3) When a major civ's city is under siege do not let it become a free city from loyalty pressure. Instead leave it as that civ's city, but still start the conversion countdown for joining the civ applying the highest pressure.
 
Isn't that already in the game? Declare protectorate war...

Yes, but unless the opponent is already denounced you won't be notified. The game tells you which CS is being attacked but no special warning that it's one you're suzerain of. So you need to pay attention to all the CS wardec messages spam.
Also, your declared allies can and will attack a CS you're suzerain of and there is nothing you can do about it. Can't even ask them to stop.
 
1. Palace guard +15 and also applies to city statess
2. Settlers become builders when captured.

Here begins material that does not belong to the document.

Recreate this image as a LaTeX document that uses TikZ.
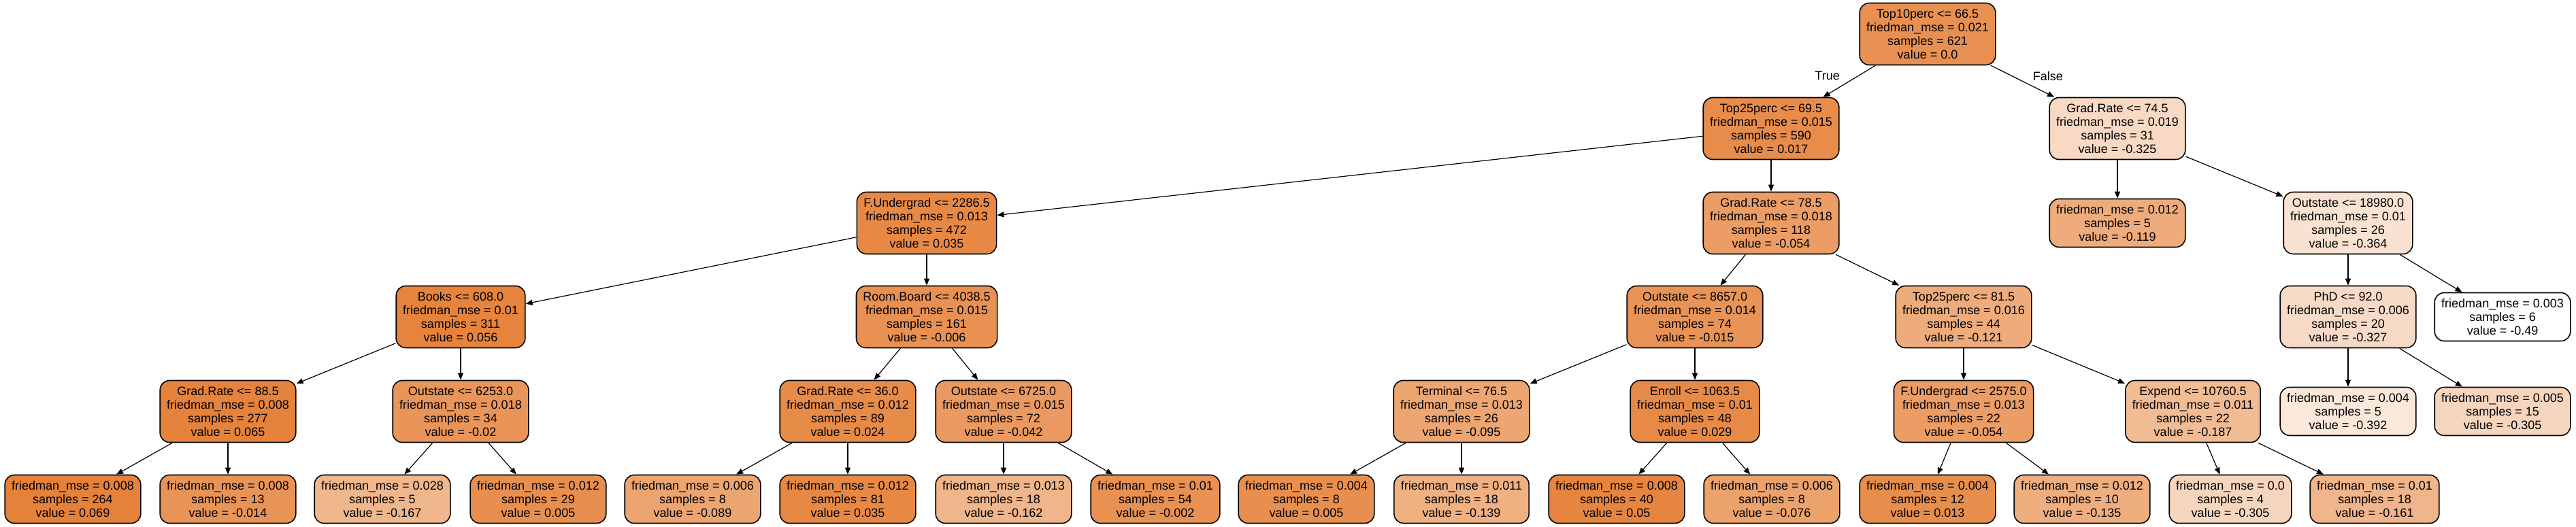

3. No warmonger penalty if you were the target of any DoW (since it seems to work that way for liberation and protectorate wars) same with war weariness. Eliminating a city state carries the same penalty as eliminating a whole civ
 
1. Settlers either die/ return to nearest city.
2. Some form of diplomatic/economic victory.
3. HALL OF FAME.
 
How? With the Engineer? But that just does one tile of road? How do I build a 7 or 8 tile road to a place that's not a town?

For starters they could make abilities, cards and wonders that give extra charges to builders also count for engineers.
 
1. Joint War fix or some kind of replacement.
2. More aggressive AI in later eras.
3. Fixing diplomacy triggers (e.g. I have a few hundred gold per turn, spend all of it and in the next turn the AI denounce me for being poor; the AI admires me for having a huge fleet although I don't even have a single harbor; I get a warning because my army of two scouts looks like an invasion force; the AI settles next to my borders and warns me because the troops in my own territory are at their borders; and a lot more...).
 
Joint war hasn't been as bad for me lately, because I'm allied or friendship with most of the civs. But I imagine once I get back to playing games with all the civs in it, the joint war thing will be a problem again. But with 8 or 9 civs it hasn't been a problem.